There were people here from all over the world.  I heard many languages spoken.  Some shouted out with agreement when the President spoke on various issues.  Others obviously didn't suport this particular president, but all were respectful.  
After the President spoke,  Ambassador McFaul gave a short speech in Russian and then everyone got up and began to mingle again.

Ambassador McFaul.  His Russian is impressive!

Mr. Haley found us again and told us to feel free to wander around and see things and he would escort us out when we were ready to leave.  We took the opportunity to meet the Ambassador's wife, who was so kind and supportive and assured us again that her husband's top priority right now is this issue.  (For my friends who are in process, please feel free to email me to get more details about what he told us that I don't feel comfortable posting on the blog).  She took the time to visit with us and ask us about our children at home and our children here.

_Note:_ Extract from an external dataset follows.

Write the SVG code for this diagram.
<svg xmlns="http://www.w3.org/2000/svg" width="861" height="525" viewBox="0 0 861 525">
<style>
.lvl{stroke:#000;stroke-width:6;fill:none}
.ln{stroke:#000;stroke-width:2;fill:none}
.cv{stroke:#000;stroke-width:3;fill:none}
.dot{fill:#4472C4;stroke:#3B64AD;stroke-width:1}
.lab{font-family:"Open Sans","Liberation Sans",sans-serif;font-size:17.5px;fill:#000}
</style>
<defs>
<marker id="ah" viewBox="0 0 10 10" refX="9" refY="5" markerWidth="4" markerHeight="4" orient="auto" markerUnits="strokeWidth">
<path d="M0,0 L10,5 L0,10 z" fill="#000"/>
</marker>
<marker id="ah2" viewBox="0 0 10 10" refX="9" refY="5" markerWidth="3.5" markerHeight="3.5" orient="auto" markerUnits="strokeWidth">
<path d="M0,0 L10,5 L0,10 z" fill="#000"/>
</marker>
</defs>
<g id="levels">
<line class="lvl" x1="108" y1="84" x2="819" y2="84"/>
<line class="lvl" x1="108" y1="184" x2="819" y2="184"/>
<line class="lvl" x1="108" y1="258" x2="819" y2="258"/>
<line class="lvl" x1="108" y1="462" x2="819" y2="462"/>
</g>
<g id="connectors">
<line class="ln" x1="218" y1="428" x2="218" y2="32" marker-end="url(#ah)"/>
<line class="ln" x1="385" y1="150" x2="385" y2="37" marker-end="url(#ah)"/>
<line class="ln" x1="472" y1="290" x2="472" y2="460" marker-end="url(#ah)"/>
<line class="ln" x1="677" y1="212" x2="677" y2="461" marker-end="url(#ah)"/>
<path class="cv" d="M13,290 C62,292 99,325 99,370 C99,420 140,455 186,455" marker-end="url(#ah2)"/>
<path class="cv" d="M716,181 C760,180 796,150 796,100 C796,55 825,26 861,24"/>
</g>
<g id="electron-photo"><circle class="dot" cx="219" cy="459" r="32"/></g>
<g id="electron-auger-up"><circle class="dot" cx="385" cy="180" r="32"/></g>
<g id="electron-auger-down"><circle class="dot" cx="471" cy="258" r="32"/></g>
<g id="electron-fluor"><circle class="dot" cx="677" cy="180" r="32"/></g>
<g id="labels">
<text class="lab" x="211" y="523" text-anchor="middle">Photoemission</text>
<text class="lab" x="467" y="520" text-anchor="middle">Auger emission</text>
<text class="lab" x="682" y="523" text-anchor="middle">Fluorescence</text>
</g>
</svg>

We walked around a bit and took some photos to remember the night.

The architecture and detail in the residence was just amazing.

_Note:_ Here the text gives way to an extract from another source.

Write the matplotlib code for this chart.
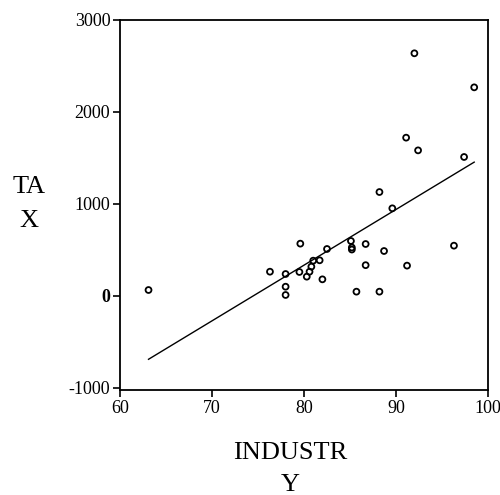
import matplotlib
matplotlib.use("Agg")
import matplotlib.pyplot as plt

# data
industry = [92.0, 98.5, 91.1, 92.4, 97.4, 88.2, 89.6, 63.1, 76.3, 78.0, 78.0, 78.0,
            79.6, 79.5, 80.3, 80.6, 80.8, 81.0, 81.7, 82.0, 82.5, 85.1, 85.2, 85.2,
            86.7, 86.7, 85.7, 88.7, 91.2, 96.3, 88.2]
tax = [2638, 2268, 1721, 1583, 1511, 1130, 953, 65, 264, 239, 101, 11,
       569, 261, 210, 264, 319, 384, 388, 181, 511, 598, 527, 505,
       565, 335, 47, 489, 330, 547, 47]
fit_x = [63.1, 98.5]
fit_y = [-688, 1455]

xticks = [60, 70, 80, 90, 100]
yticks = [-1000, 0, 1000, 2000, 3000]
ytick_labels = ["-1000", "0", "1000", "2000", "3000"]

fig = plt.figure(figsize=(5.0, 4.95), dpi=100)
ax = fig.add_axes([0.24, 0.2121, 0.736, 0.7475])
serif = "Liberation Serif"

ax.plot(fit_x, fit_y, color="black", lw=1.0)
ax.scatter(industry, tax, s=18, facecolors="none", edgecolors="black", linewidths=1.3, zorder=3)

ax.set_xlim(60, 100)
ax.set_ylim(-1022, 3000)
ax.set_xticks(xticks)
ax.set_yticks(yticks)
ax.set_xticklabels([str(v) for v in xticks], fontfamily=serif, fontsize=13)
ax.set_yticklabels(ytick_labels, fontfamily=serif, fontsize=13)
for lab in ax.get_yticklabels():
    if lab.get_text() == "0":
        lab.set_fontweight("bold")
ax.tick_params(direction="out", length=5, width=1.2, pad=2)
for s in ax.spines.values():
    s.set_linewidth(1.3)

fig.text(29 / 500, 1 - 187 / 495, "TA", fontfamily=serif, fontsize=19, ha="center", va="center")
fig.text(29 / 500, 1 - 221 / 495, "X", fontfamily=serif, fontsize=19, ha="center", va="center")
fig.text(290 / 500, 1 - 453 / 495, "INDUSTR", fontfamily=serif, fontsize=19, ha="center", va="center")
fig.text(290 / 500, 1 - 485 / 495, "Y", fontfamily=serif, fontsize=19, ha="center", va="center")

fig.savefig("out.png", dpi=100)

Maybe my favorite shot, because of two things: it appears that the President has his arm on my shoulder in a sign of support for this fighting mama, and two, because the looks on his face and mine.  I was thinking, "hey, look who I ran in to while in Russia..."

Jeana and I after the crowd left the viewing room.

They had photos and literature of Martin Luther King, Jr. all around.  It was very neat to see and read his words.  What an American hero.

I picked up a copy for myself of the book above called "Free at Last," a whole compilation of the civil rights movement in America.  I'm excited to share it with my 8-year-old when I get home, showing her the great history of people in our country who fight for the rights of the human race. 

And so here we are, the beginning of the new day here.  Today we are getting a call from the U.S. State Department at 3:00.  It will be a conference call for those families who are in Russia right now.  I can't imagine we'll hear anything we didn't hear last night already from Ambassador McFaul, but it is good they are keeping in touch.

Another day down in the history of this surreal story....


  1. WOW!! How wonderful to truly have support by officials in country!

    Praying always! Sally

  2. Wow that is so amazing. You two beautiful ladies are Ambassadors too. Continued prayers your children come home soon. Thank you so much for sharing your story.